Reproduce every line of the listing as written, apart from the pictures.

>> begin DATASET EXTRACT

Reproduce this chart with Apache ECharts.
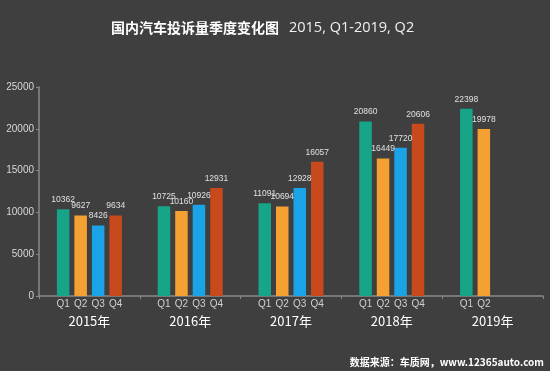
<!DOCTYPE html>
<html><head><meta charset="utf-8">
<script src="https://cdn.jsdelivr.net/npm/echarts@6/dist/echarts.min.js"></script>
<style>html,body{margin:0;padding:0;background:#3f3f3f}#c{width:550px;height:371px}</style>
</head><body><div id="c"></div>
<script>
const years = ['2015年','2016年','2017年','2018年','2019年'];
const quarters = ['Q1','Q2','Q3','Q4'];
const q1 = [10362, 10725, 11091, 20860, 22398];
const q2 = [9627, 10160, 10694, 16449, 19978];
const q3 = [8426, 10926, 12928, 17720, null];
const q4 = [9634, 12931, 16057, 20606, null];
const yTicks = [0, 5000, 10000, 15000, 20000, 25000];
const colors = ['#17a589', '#f5a032', '#1ba3e8', '#c8491b'];

const values = [q1, q2, q3, q4];
const series = [];
values.forEach((vals, i) => {
  // ghost series carrying the quarter label under each bar
  series.push({
    type: 'bar', stack: 's' + i, barWidth: 12.5, barGap: '40%',
    data: vals.map(v => v == null ? null : 0),
    itemStyle: { color: colors[i] },
    label: { show: true, position: 'bottom', distance: 3, formatter: quarters[i],
             color: '#d0d0d0', fontSize: 10, fontFamily: 'Liberation Sans' },
    silent: true
  });
  series.push({
    type: 'bar', stack: 's' + i, barWidth: 12.5, barGap: '40%',
    data: vals,
    itemStyle: { color: colors[i] },
    label: { show: true, position: 'top', distance: 5, color: '#e0e0e0',
             fontSize: 8.5, fontFamily: 'Liberation Sans' }
  });
});

const chart = echarts.init(document.getElementById('c'), null, { renderer: 'canvas' });
chart.setOption({
  backgroundColor: '#3f3f3f',
  animation: false,
  title: {
    text: '{b|国内汽车投诉量季度变化图}  {r|2015, Q1-2019, Q2}',
    left: 106, top: 14,
    textStyle: {
      fontWeight: 'normal',
      rich: {
        b: { fontFamily: 'Noto Sans CJK SC', fontWeight: 'bold', fontSize: 14, color: '#ffffff' },
        r: { fontFamily: 'Open Sans', fontWeight: 'normal', fontSize: 14.5, color: '#f0f0f0' }
      }
    }
  },
  graphic: [{
    type: 'text', right: 6, top: 357,
    style: { text: '数据来源：车质网，www.12365auto.com', fill: '#ffffff',
             font: 'bold 10px "Noto Sans CJK SC"' }
  }],
  grid: { left: 39, right: 7, top: 87, bottom: 75, containLabel: false },
  xAxis: {
    type: 'category', data: years,
    axisLine: { show: true, lineStyle: { color: '#8a8a8a', width: 1.5 } },
    axisTick: { show: true, length: 3, lineStyle: { color: '#8a8a8a' } },
    axisLabel: { color: '#ffffff', fontSize: 13, margin: 19, fontFamily: 'Noto Sans CJK SC' }
  },
  yAxis: {
    type: 'value', min: yTicks[0], max: yTicks[yTicks.length - 1], interval: 5000,
    splitLine: { show: false },
    axisLine: { show: true, lineStyle: { color: '#8a8a8a', width: 1.5 } },
    axisTick: { show: true, length: 3, lineStyle: { color: '#8a8a8a' } },
    axisLabel: { color: '#d8d8d8', fontSize: 10, margin: 5, fontFamily: 'Liberation Sans',
                 formatter: v => String(v) }
  },
  series: series
});
</script></body></html>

>> end DATASET EXTRACT

## ANSWER
Reproduce this chart with Apache ECharts.
<!DOCTYPE html>
<html><head><meta charset="utf-8">
<script src="https://cdn.jsdelivr.net/npm/echarts@6/dist/echarts.min.js"></script>
<style>html,body{margin:0;padding:0;background:#3f3f3f}#c{width:550px;height:371px}</style>
</head><body><div id="c"></div>
<script>
const years = ['2015年','2016年','2017年','2018年','2019年'];
const quarters = ['Q1','Q2','Q3','Q4'];
const q1 = [10362, 10725, 11091, 20860, 22398];
const q2 = [9627, 10160, 10694, 16449, 19978];
const q3 = [8426, 10926, 12928, 17720, null];
const q4 = [9634, 12931, 16057, 20606, null];
const yTicks = [0, 5000, 10000, 15000, 20000, 25000];
const colors = ['#17a589', '#f5a032', '#1ba3e8', '#c8491b'];

const values = [q1, q2, q3, q4];
const series = [];
values.forEach((vals, i) => {
  // ghost series carrying the quarter label under each bar
  series.push({
    type: 'bar', stack: 's' + i, barWidth: 12.5, barGap: '40%',
    data: vals.map(v => v == null ? null : 0),
    itemStyle: { color: colors[i] },
    label: { show: true, position: 'bottom', distance: 3, formatter: quarters[i],
             color: '#d0d0d0', fontSize: 10, fontFamily: 'Liberation Sans' },
    silent: true
  });
  series.push({
    type: 'bar', stack: 's' + i, barWidth: 12.5, barGap: '40%',
    data: vals,
    itemStyle: { color: colors[i] },
    label: { show: true, position: 'top', distance: 5, color: '#e0e0e0',
             fontSize: 8.5, fontFamily: 'Liberation Sans' }
  });
});

const chart = echarts.init(document.getElementById('c'), null, { renderer: 'canvas' });
chart.setOption({
  backgroundColor: '#3f3f3f',
  animation: false,
  title: {
    text: '{b|国内汽车投诉量季度变化图}  {r|2015, Q1-2019, Q2}',
    left: 106, top: 14,
    textStyle: {
      fontWeight: 'normal',
      rich: {
        b: { fontFamily: 'Noto Sans CJK SC', fontWeight: 'bold', fontSize: 14, color: '#ffffff' },
        r: { fontFamily: 'Open Sans', fontWeight: 'normal', fontSize: 14.5, color: '#f0f0f0' }
      }
    }
  },
  graphic: [{
    type: 'text', right: 6, top: 357,
    style: { text: '数据来源：车质网，www.12365auto.com', fill: '#ffffff',
             font: 'bold 10px "Noto Sans CJK SC"' }
  }],
  grid: { left: 39, right: 7, top: 87, bottom: 75, containLabel: false },
  xAxis: {
    type: 'category', data: years,
    axisLine: { show: true, lineStyle: { color: '#8a8a8a', width: 1.5 } },
    axisTick: { show: true, length: 3, lineStyle: { color: '#8a8a8a' } },
    axisLabel: { color: '#ffffff', fontSize: 13, margin: 19, fontFamily: 'Noto Sans CJK SC' }
  },
  yAxis: {
    type: 'value', min: yTicks[0], max: yTicks[yTicks.length - 1], interval: 5000,
    splitLine: { show: false },
    axisLine: { show: true, lineStyle: { color: '#8a8a8a', width: 1.5 } },
    axisTick: { show: true, length: 3, lineStyle: { color: '#8a8a8a' } },
    axisLabel: { color: '#d8d8d8', fontSize: 10, margin: 5, fontFamily: 'Liberation Sans',
                 formatter: v => String(v) }
  },
  series: series
});
</script></body></html>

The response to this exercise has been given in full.